Of those categories, using a credit card responsibly can help with the first three (which, incidentally, carry the most weight). First, if you make a point never to charge more on a credit card than what you can afford, you'll have no problem paying your bills on time and in full. This will not only help you avoid interest, but boost your payment history.

Furthermore, if you keep your balance at a reasonable level, you'll put your credit utilization ratio in favorable territory. For it to help your score, that number needs to stay at or below 30%. So if you have a card with a $3,000 credit limit but make certain never to charge more than $900 at any point, you'll boost your score or help keep it in good shape.

Finally, the younger you are when you start using a credit card, the longer your credit history will be. And that itself could help your credit score climb.

You need a strong credit score

Now you may be thinking: "Who cares about my credit score? I'll just make sure I never need to borrow money." But while that's a good idea in theory, it's unlikely to work out in practice. Most adults end up needing financing at some point in time or another, whether it's to buy a home, purchase a vehicle, or cover an unplanned expense. And if you don't have decent credit, your options for borrowing will be limited at best.
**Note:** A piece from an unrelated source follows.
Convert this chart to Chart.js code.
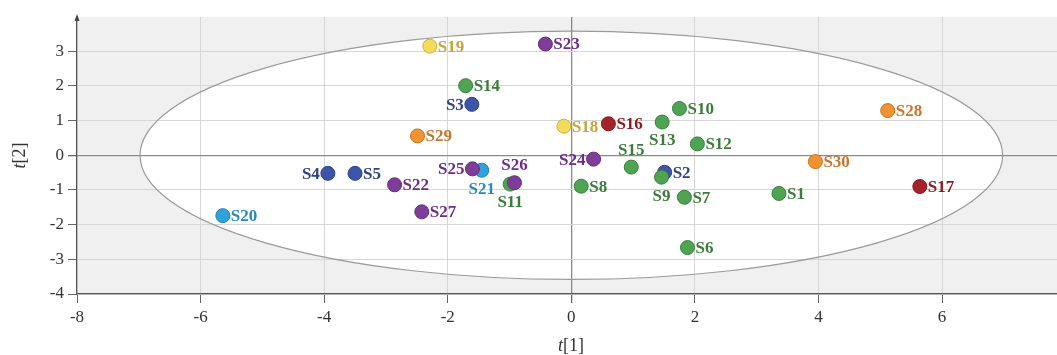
<!DOCTYPE html>
<html>
<head>
<meta charset="utf-8">
<script src="https://cdn.jsdelivr.net/npm/chart.js@4.4.1/dist/chart.umd.min.js"></script>
<style>
  html, body { margin: 0; padding: 0; background: #ffffff; }
  #wrap { width: 1057px; height: 355px; }
</style>
</head>
<body>
<div id="wrap"><canvas id="scoreplot" width="1057" height="355"></canvas></div>
<script>
// Sample names and score values (t[1], t[2]) with their groups
const samples = ['S1','S2','S3','S4','S5','S6','S7','S8','S9','S10',
                 'S11','S12','S13','S14','S15','S16','S17','S18','S19','S20',
                 'S21','S22','S23','S24','S25','S26','S27','S28','S29','S30'];
const t1 = [3.36, 1.51, -1.61, -3.94, -3.50, 1.88, 1.83, 0.16, 1.46, 1.75,
            -0.99, 2.04, 1.47, -1.71, 0.97, 0.60, 5.64, -0.12, -2.29, -5.64,
            -1.45, -2.86, -0.42, 0.36, -1.60, -0.92, -2.42, 5.12, -2.49, 3.95];
const t2 = [-1.10, -0.49, 1.47, -0.52, -0.52, -2.66, -1.21, -0.89, -0.63, 1.35,
            -0.83, 0.33, 0.96, 2.01, -0.34, 0.91, -0.90, 0.84, 3.15, -1.74,
            -0.43, -0.85, 3.21, -0.11, -0.39, -0.79, -1.63, 1.29, 0.56, -0.18];
const groups = ['green','blue','blue','blue','blue','green','green','green','green','green',
                'green','green','green','green','green','red','red','yellow','yellow','cyan',
                'cyan','purple','purple','purple','purple','purple','purple','orange','orange','orange'];

// Hotelling T2 ellipse semi-axes
const ellipseA = 6.98;
const ellipseB = 3.58;

// Axis ticks
const xTicks = [-8, -6, -4, -2, 0, 2, 4, 6];
const yTicks = [-4, -3, -2, -1, 0, 1, 2, 3];

// Group styling (drawing order: first is on top)
const groupOrder = ['purple','cyan','green','blue','yellow','orange','red'];
const groupStyle = {
  green:  { fill: '#4ea453', edge: '#3b7f3f', text: '#3c7b3c' },
  blue:   { fill: '#3c55a6', edge: '#2d4186', text: '#2f4288' },
  purple: { fill: '#7e3d98', edge: '#622d7a', text: '#6c2d88' },
  yellow: { fill: '#f2dc58', edge: '#c9b040', text: '#c4a53a' },
  orange: { fill: '#f39233', edge: '#c8721e', text: '#c47630' },
  red:    { fill: '#a6222a', edge: '#821a20', text: '#8b1c22' },
  cyan:   { fill: '#2ea2da', edge: '#1f7fb0', text: '#2888be' }
};

// Where each point's name sits relative to the marker (default: right)
const labelSide = {
  S3: 'left', S4: 'left', S24: 'left', S25: 'left',
  S21: 'below', S11: 'below', S9: 'below', S13: 'below',
  S26: 'above', S15: 'above'
};

const datasets = groupOrder.map(g => {
  const pts = [];
  samples.forEach((name, i) => {
    if (groups[i] === g) pts.push({ x: t1[i], y: t2[i], name: name });
  });
  const st = groupStyle[g];
  return {
    label: g,
    data: pts,
    backgroundColor: st.fill,
    borderColor: st.edge,
    borderWidth: 1,
    pointRadius: 7,
    pointHoverRadius: 7,
    textColor: st.text
  };
});

const serif = '"Liberation Serif", "DejaVu Serif", serif';

const plotDecor = {
  id: 'plotDecor',
  beforeDraw(chart) {
    const { ctx, chartArea: a, scales: { x, y } } = chart;
    ctx.save();
    ctx.fillStyle = '#f0f0f0';
    ctx.fillRect(a.left, a.top, a.right - a.left, a.bottom - a.top);
    const cx = x.getPixelForValue(0), cy = y.getPixelForValue(0);
    const rx = x.getPixelForValue(ellipseA) - cx;
    const ry = cy - y.getPixelForValue(ellipseB);
    ctx.beginPath();
    ctx.ellipse(cx, cy, rx, ry, 0, 0, Math.PI * 2);
    ctx.fillStyle = '#ffffff';
    ctx.fill();
    ctx.restore();
  },
  beforeDatasetsDraw(chart) {
    const { ctx, scales: { x, y } } = chart;
    const cx = x.getPixelForValue(0), cy = y.getPixelForValue(0);
    const rx = x.getPixelForValue(ellipseA) - cx;
    const ry = cy - y.getPixelForValue(ellipseB);
    ctx.save();
    ctx.beginPath();
    ctx.ellipse(cx, cy, rx, ry, 0, 0, Math.PI * 2);
    ctx.strokeStyle = '#9a9a9a';
    ctx.lineWidth = 1.2;
    ctx.stroke();
    ctx.restore();
  },
  afterDatasetsDraw(chart) {
    const { ctx } = chart;
    ctx.save();
    ctx.font = 'bold 17px ' + serif;
    ctx.textBaseline = 'middle';
    chart.data.datasets.forEach((ds, di) => {
      const meta = chart.getDatasetMeta(di);
      meta.data.forEach((el, i) => {
        const name = ds.data[i].name;
        const side = labelSide[name] || 'right';
        ctx.fillStyle = ds.textColor;
        let tx = el.x, ty = el.y + 1;
        if (side === 'right') { ctx.textAlign = 'left'; tx = el.x + 8; }
        else if (side === 'left') { ctx.textAlign = 'right'; tx = el.x - 8; }
        else if (side === 'above') { ctx.textAlign = 'center'; ty = el.y - 17; }
        else { ctx.textAlign = 'center'; ty = el.y + 19; }
        ctx.fillText(name, tx, ty);
      });
    });
    ctx.restore();
  },
  afterDraw(chart) {
    const { ctx, chartArea: a } = chart;
    ctx.save();
    // arrow head on the vertical axis
    ctx.fillStyle = '#444';
    ctx.beginPath();
    ctx.moveTo(a.left, a.top - 3);
    ctx.lineTo(a.left - 2.5, a.top + 4);
    ctx.lineTo(a.left + 2.5, a.top + 4);
    ctx.closePath();
    ctx.fill();
    // axis titles: italic t followed by the component index
    ctx.fillStyle = '#333';
    ctx.textBaseline = 'middle';
    const drawTitle = (idx) => {
      ctx.font = 'italic 18px ' + serif;
      const w1 = ctx.measureText('t').width;
      ctx.font = '18px ' + serif;
      const w2 = ctx.measureText(idx).width;
      const start = -(w1 + w2) / 2;
      ctx.textAlign = 'left';
      ctx.font = 'italic 18px ' + serif;
      ctx.fillText('t', start, 0);
      ctx.font = '18px ' + serif;
      ctx.fillText(idx, start + w1, 0);
    };
    ctx.save();
    ctx.translate(571, 346);
    drawTitle('[1]');
    ctx.restore();
    ctx.save();
    ctx.translate(20, (a.top + a.bottom) / 2);
    ctx.rotate(-Math.PI / 2);
    drawTitle('[2]');
    ctx.restore();
    ctx.restore();
  }
};

function zeroPadding(scale) {
  scale.paddingLeft = 0;
  scale.paddingRight = 0;
  scale.paddingTop = 0;
  scale.paddingBottom = 0;
}

new Chart(document.getElementById('scoreplot'), {
  type: 'scatter',
  data: { datasets: datasets },
  plugins: [plotDecor],
  options: {
    responsive: false,
    animation: false,
    devicePixelRatio: 1,
    layout: { autoPadding: false, padding: { top: 17, right: 0, left: 0, bottom: 0 } },
    plugins: { legend: { display: false }, tooltip: { enabled: false } },
    scales: {
      x: {
        type: 'linear',
        min: -8,
        max: 7.86,
        afterBuildTicks(scale) { scale.ticks = xTicks.map(v => ({ value: v })); },
        afterFit(scale) { scale.height = 61; zeroPadding(scale); },
        ticks: {
          color: '#333',
          padding: 4,
          maxRotation: 0,
          font: { family: serif, size: 17 }
        },
        grid: {
          color: ctx => (ctx.tick && ctx.tick.value === 0) ? '#8a8a8a' : '#d6d6d6',
          lineWidth: ctx => (ctx.tick && ctx.tick.value === 0) ? 1.3 : 1,
          tickColor: '#666',
          tickLength: 9,
          drawTicks: true
        },
        border: { display: true, color: '#555', width: 1.2 }
      },
      y: {
        type: 'linear',
        min: -4,
        max: 3.99,
        afterBuildTicks(scale) { scale.ticks = yTicks.map(v => ({ value: v })); },
        afterFit(scale) { scale.width = 77; zeroPadding(scale); },
        ticks: {
          color: '#333',
          padding: 4,
          font: { family: serif, size: 17 }
        },
        grid: {
          color: ctx => (ctx.tick && ctx.tick.value === 0) ? '#8a8a8a' : '#d6d6d6',
          lineWidth: ctx => (ctx.tick && ctx.tick.value === 0) ? 1.3 : 1,
          tickColor: '#666',
          tickLength: 9,
          drawTicks: true
        },
        border: { display: true, color: '#555', width: 1.2 }
      }
    }
  }
});
</script>
</body>
</html>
So if your plan is to avoid opening a credit card for fear of winding up in debt, you should know that there is a better way. Use that card sparingly, and always track your spending on it so your balance doesn't get too high. Better yet, set a monthly spending cap that's well below the limit imposed by your credit card company so that you don't overcharge, and don't mess up your utilization ratio. The fact that so many millennials are avoiding credit card debt is no doubt a good thing -- but know that it is possible to have a credit card without getting into trouble.